There’s also steamed red grouper that’s first brined in a kombu stock, then steamed and served in a moreish, umami-packed beurre blanc made with dashi, Korean bean paste, and a mushroom-and-allium oil. This gets served with a complex, multi-textured roulade that could be a dish by itself – zucchini, charred napa cabbage, spanner crab, and crab soy sauce all come together into a one-bite wonder.
Meats, meanwhile, tend come from the binchotan relatively unadorned and served with various pickles to cut richness.

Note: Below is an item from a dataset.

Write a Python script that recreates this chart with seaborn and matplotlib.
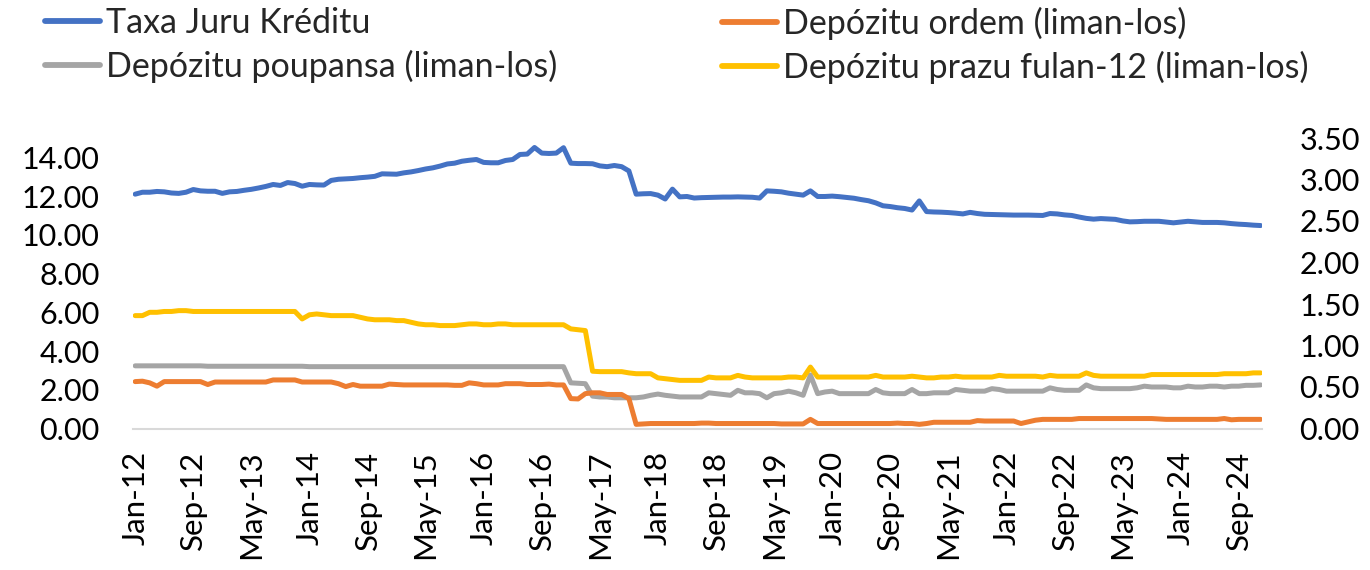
import numpy as np
import pandas as pd
import matplotlib
matplotlib.use("Agg")
import matplotlib.pyplot as plt
import seaborn as sns

# monthly, Jan-12 .. Dec-24
months = pd.date_range("2012-01-01", periods=156, freq="MS")
month_labels = [d.strftime("%b-%y") for d in months]

# left axis
credit_rate = [
    12.10, 12.20, 12.20, 12.24, 12.22, 12.16, 12.14, 12.20, 12.34, 12.27, 12.25, 12.25,
    12.14, 12.22, 12.24, 12.30, 12.35, 12.42, 12.50, 12.60, 12.55, 12.70, 12.65, 12.51,
    12.60, 12.58, 12.57, 12.81, 12.87, 12.89, 12.91, 12.95, 12.98, 13.02, 13.15, 13.14,
    13.13, 13.20, 13.25, 13.32, 13.40, 13.46, 13.55, 13.66, 13.70, 13.80, 13.85, 13.89,
    13.74, 13.72, 13.72, 13.84, 13.89, 14.15, 14.17, 14.51, 14.22, 14.20, 14.22, 14.50,
    13.70, 13.68, 13.68, 13.67, 13.56, 13.52, 13.58, 13.52, 13.30, 12.10, 12.12, 12.13,
    12.05, 11.85, 12.36, 11.96, 11.98, 11.90, 11.92, 11.93, 11.94, 11.95, 11.95, 11.96,
    11.95, 11.94, 11.90, 12.27, 12.25, 12.22, 12.15, 12.10, 12.05, 12.27, 11.98, 11.98,
    12.00, 11.97, 11.93, 11.89, 11.82, 11.76, 11.65, 11.50, 11.46, 11.40, 11.36, 11.28,
    11.75, 11.20, 11.18, 11.17, 11.15, 11.12, 11.08, 11.16, 11.10, 11.06, 11.05, 11.04,
    11.03, 11.02, 11.02, 11.02, 11.01, 11.00, 11.10, 11.08, 11.03, 11.00, 10.92, 10.85,
    10.81, 10.84, 10.82, 10.80, 10.72, 10.67, 10.68, 10.70, 10.70, 10.70, 10.66, 10.62,
    10.66, 10.70, 10.67, 10.64, 10.64, 10.64, 10.62, 10.58, 10.55, 10.53, 10.50, 10.48,
]

# right axis
demand_dep = [
    0.565, 0.57, 0.55, 0.51, 0.565, 0.565, 0.565, 0.565, 0.565, 0.565, 0.53, 0.56,
    0.56, 0.56, 0.56, 0.56, 0.56, 0.56, 0.56, 0.585, 0.585, 0.585, 0.585, 0.56,
    0.56, 0.56, 0.56, 0.56, 0.54, 0.505, 0.53, 0.51, 0.51, 0.51, 0.51, 0.535,
    0.53, 0.525, 0.525, 0.525, 0.525, 0.525, 0.525, 0.525, 0.52, 0.52, 0.55, 0.54,
    0.525, 0.525, 0.525, 0.54, 0.54, 0.54, 0.53, 0.53, 0.53, 0.535, 0.525, 0.525,
    0.36, 0.356, 0.42, 0.43, 0.43, 0.41, 0.41, 0.41, 0.36, 0.05, 0.055, 0.06,
    0.06, 0.06, 0.06, 0.06, 0.06, 0.06, 0.065, 0.065, 0.06, 0.06, 0.06, 0.06,
    0.06, 0.06, 0.06, 0.06, 0.06, 0.055, 0.055, 0.055, 0.055, 0.11, 0.06, 0.06,
    0.06, 0.06, 0.06, 0.06, 0.06, 0.06, 0.06, 0.06, 0.06, 0.065, 0.06, 0.06,
    0.05, 0.06, 0.075, 0.075, 0.075, 0.075, 0.075, 0.075, 0.095, 0.09, 0.09, 0.09,
    0.09, 0.09, 0.06, 0.08, 0.10, 0.11, 0.11, 0.11, 0.11, 0.11, 0.12, 0.12,
    0.12, 0.12, 0.12, 0.12, 0.12, 0.12, 0.12, 0.12, 0.12, 0.115, 0.11, 0.11,
    0.11, 0.11, 0.11, 0.11, 0.11, 0.11, 0.12, 0.105, 0.11, 0.11, 0.11, 0.11,
]

savings_dep = [
    0.755, 0.755, 0.755, 0.755, 0.755, 0.755, 0.755, 0.755, 0.755, 0.755, 0.75, 0.75,
    0.75, 0.75, 0.75, 0.75, 0.75, 0.75, 0.75, 0.75, 0.75, 0.75, 0.75, 0.75,
    0.745, 0.745, 0.745, 0.745, 0.745, 0.745, 0.745, 0.745, 0.745, 0.745, 0.745, 0.745,
    0.745, 0.745, 0.745, 0.745, 0.745, 0.745, 0.745, 0.745, 0.745, 0.745, 0.745, 0.745,
    0.745, 0.745, 0.745, 0.745, 0.745, 0.745, 0.745, 0.745, 0.745, 0.745, 0.745, 0.745,
    0.55, 0.545, 0.54, 0.39, 0.38, 0.38, 0.37, 0.37, 0.37, 0.37, 0.38, 0.40,
    0.415, 0.40, 0.39, 0.38, 0.38, 0.38, 0.38, 0.43, 0.42, 0.41, 0.40, 0.46,
    0.43, 0.43, 0.42, 0.37, 0.42, 0.43, 0.45, 0.43, 0.40, 0.645, 0.42, 0.44,
    0.45, 0.42, 0.42, 0.42, 0.42, 0.42, 0.47, 0.43, 0.42, 0.42, 0.42, 0.47,
    0.42, 0.42, 0.43, 0.43, 0.43, 0.47, 0.46, 0.45, 0.45, 0.45, 0.48, 0.47,
    0.45, 0.45, 0.45, 0.45, 0.45, 0.45, 0.49, 0.47, 0.46, 0.46, 0.46, 0.525,
    0.49, 0.48, 0.48, 0.48, 0.48, 0.48, 0.49, 0.51, 0.50, 0.50, 0.50, 0.49,
    0.49, 0.51, 0.50, 0.50, 0.51, 0.51, 0.50, 0.51, 0.51, 0.52, 0.52, 0.525,
]

time_dep_12m = [
    1.36, 1.36, 1.40, 1.40, 1.41, 1.41, 1.42, 1.42, 1.41, 1.41, 1.41, 1.41,
    1.41, 1.41, 1.41, 1.41, 1.41, 1.41, 1.41, 1.41, 1.41, 1.41, 1.41, 1.32,
    1.37, 1.38, 1.37, 1.36, 1.36, 1.36, 1.36, 1.34, 1.32, 1.31, 1.31, 1.31,
    1.30, 1.30, 1.28, 1.26, 1.25, 1.25, 1.24, 1.24, 1.24, 1.25, 1.26, 1.26,
    1.25, 1.25, 1.26, 1.26, 1.25, 1.25, 1.25, 1.25, 1.25, 1.25, 1.25, 1.25,
    1.20, 1.19, 1.18, 0.69, 0.685, 0.685, 0.685, 0.685, 0.67, 0.66, 0.66, 0.66,
    0.61, 0.60, 0.59, 0.58, 0.58, 0.58, 0.58, 0.62, 0.61, 0.61, 0.61, 0.64,
    0.62, 0.61, 0.61, 0.61, 0.61, 0.61, 0.62, 0.62, 0.61, 0.74, 0.62, 0.62,
    0.62, 0.62, 0.62, 0.62, 0.62, 0.62, 0.64, 0.62, 0.62, 0.62, 0.62, 0.63,
    0.62, 0.61, 0.61, 0.62, 0.62, 0.63, 0.62, 0.62, 0.62, 0.62, 0.62, 0.64,
    0.63, 0.63, 0.63, 0.63, 0.63, 0.62, 0.64, 0.63, 0.63, 0.63, 0.63, 0.67,
    0.64, 0.63, 0.63, 0.63, 0.63, 0.63, 0.63, 0.63, 0.65, 0.65, 0.65, 0.65,
    0.65, 0.65, 0.65, 0.65, 0.65, 0.65, 0.66, 0.66, 0.66, 0.66, 0.67, 0.67,
]

names = ["Taxa Juru Kréditu", "Depózitu ordem (liman-los)",
         "Depózitu poupansa (liman-los)", "Depózitu prazu fulan-12 (liman-los)"]
colors = ["#4472C4", "#ED7D31", "#A5A5A5", "#FFC000"]

df = pd.DataFrame({"m": np.arange(len(months)), "credit": credit_rate,
                   "demand": demand_dep, "savings": savings_dep, "time12": time_dep_12m})

sns.set_theme(style="white")
plt.rcParams["font.family"] = ["Lato", "DejaVu Sans"]

fig = plt.figure(figsize=(13.7, 5.7), dpi=100)
ax = fig.add_axes([133 / 1370, 1 - 428.5 / 570, 1129 / 1370, 290.5 / 570])
ax2 = ax.twinx()

lw = 3.6
kw = dict(legend=False, lw=lw, solid_joinstyle="round", solid_capstyle="round")
sns.lineplot(data=df, x="m", y="credit", ax=ax, color=colors[0], **kw)
sns.lineplot(data=df, x="m", y="savings", ax=ax2, color=colors[2], **kw)
sns.lineplot(data=df, x="m", y="time12", ax=ax2, color=colors[3], **kw)
sns.lineplot(data=df, x="m", y="demand", ax=ax2, color=colors[1], **kw)

ax.set_xlim(-0.3, 155.2)
ax.set_ylim(0, 15)
ax2.set_ylim(0, 3.5)
ax.set_yticks(np.arange(0, 15, 2))
ax.set_yticklabels([f"{v:.2f}" for v in np.arange(0, 15, 2)])
ax2.set_yticks(np.arange(0, 3.51, 0.5))
ax2.set_yticklabels([f"{v:.2f}" for v in np.arange(0, 3.51, 0.5)])
ticks = np.arange(0, len(months), 8)
ax.set_xticks(ticks)
ax.set_xticklabels([month_labels[i] for i in ticks], rotation=90)
ax.set_xlabel("")
ax.set_ylabel("")
ax2.set_ylabel("")

ax.tick_params(axis="y", length=0, labelsize=22, pad=24, colors="black")
ax2.tick_params(axis="y", length=0, labelsize=22, pad=27, colors="black")
ax.tick_params(axis="x", length=0, labelsize=22.5, pad=16, colors="black")

for a in (ax, ax2):
    for s in a.spines.values():
        s.set_visible(False)
ax.spines["bottom"].set_visible(True)
ax.spines["bottom"].set_color("#D9D9D9")
ax.spines["bottom"].set_linewidth(1.5)

handles = [plt.Line2D([], [], color=c, lw=4.2) for c in colors]
leg_kw = dict(loc="upper left", frameon=False, fontsize=24.5, handlelength=1.62,
              handletextpad=0.18, labelspacing=0.32, borderpad=0, borderaxespad=0)
fig.legend([handles[0], handles[2]], [names[0], names[2]],
           bbox_to_anchor=(45 / 1370, 1 - 7 / 570), **leg_kw)
fig.legend([handles[1], handles[3]], [names[1], names[3]],
           bbox_to_anchor=(722 / 1370, 1 - 7 / 570), **leg_kw)

fig.savefig("out.png", dpi=100)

Ten day-aged duck is further dry-aged for another week in the restaurant before being glazed with gochujang and grilled; while wagyu striploin spends two weeks in nuruk before being grilled with a house-made galbi sauce.
Said galbi sauce also goes into one of our favourite dishes: an unassuming snack of a duck meatball. Made with leg meat and duck fat, said meatball grilled to buttery, sublime medium rare. As a counterpoint to the melting richness, a tender, chewy piece of tteok hides within the meatball; while the whole thing sits on a crispy feuille de brick tartlet.
Dessert is also where Han shines. Instead of the usual chocolate and vanilla creations, Han crafts compelling flavours using typical korean ingredients. An unlikely bingsu-inspired combination of mascarpone snow, makgeolli sorbet, and watermelon, rock melon, and peaches fermented in grape juice and mint oil brings all sorts of pleasing mildness.
Then a rich, smooth jujube (or red date) ice cream comes with crispy puffed grains baked with savoury bean paste, and crisp charcoal tuile – all rounded, deeply flavourful things that play well together.
The meal, like most fine dining places, ends with petit fours – although Han populates this course with clever twists on traditional Korean sweets (imagine if a local meal ended on tiny kuehs). There’s Jeungpyeon, a fermented rice cake reminiscent of the Chinese bai tang gao (white sugar cake) – here covered in a thin, bruleed sugar shell. And also yakgwa, a sesame-oil scented dough deep-fried and soaked in a ginger-cinnamon syrup.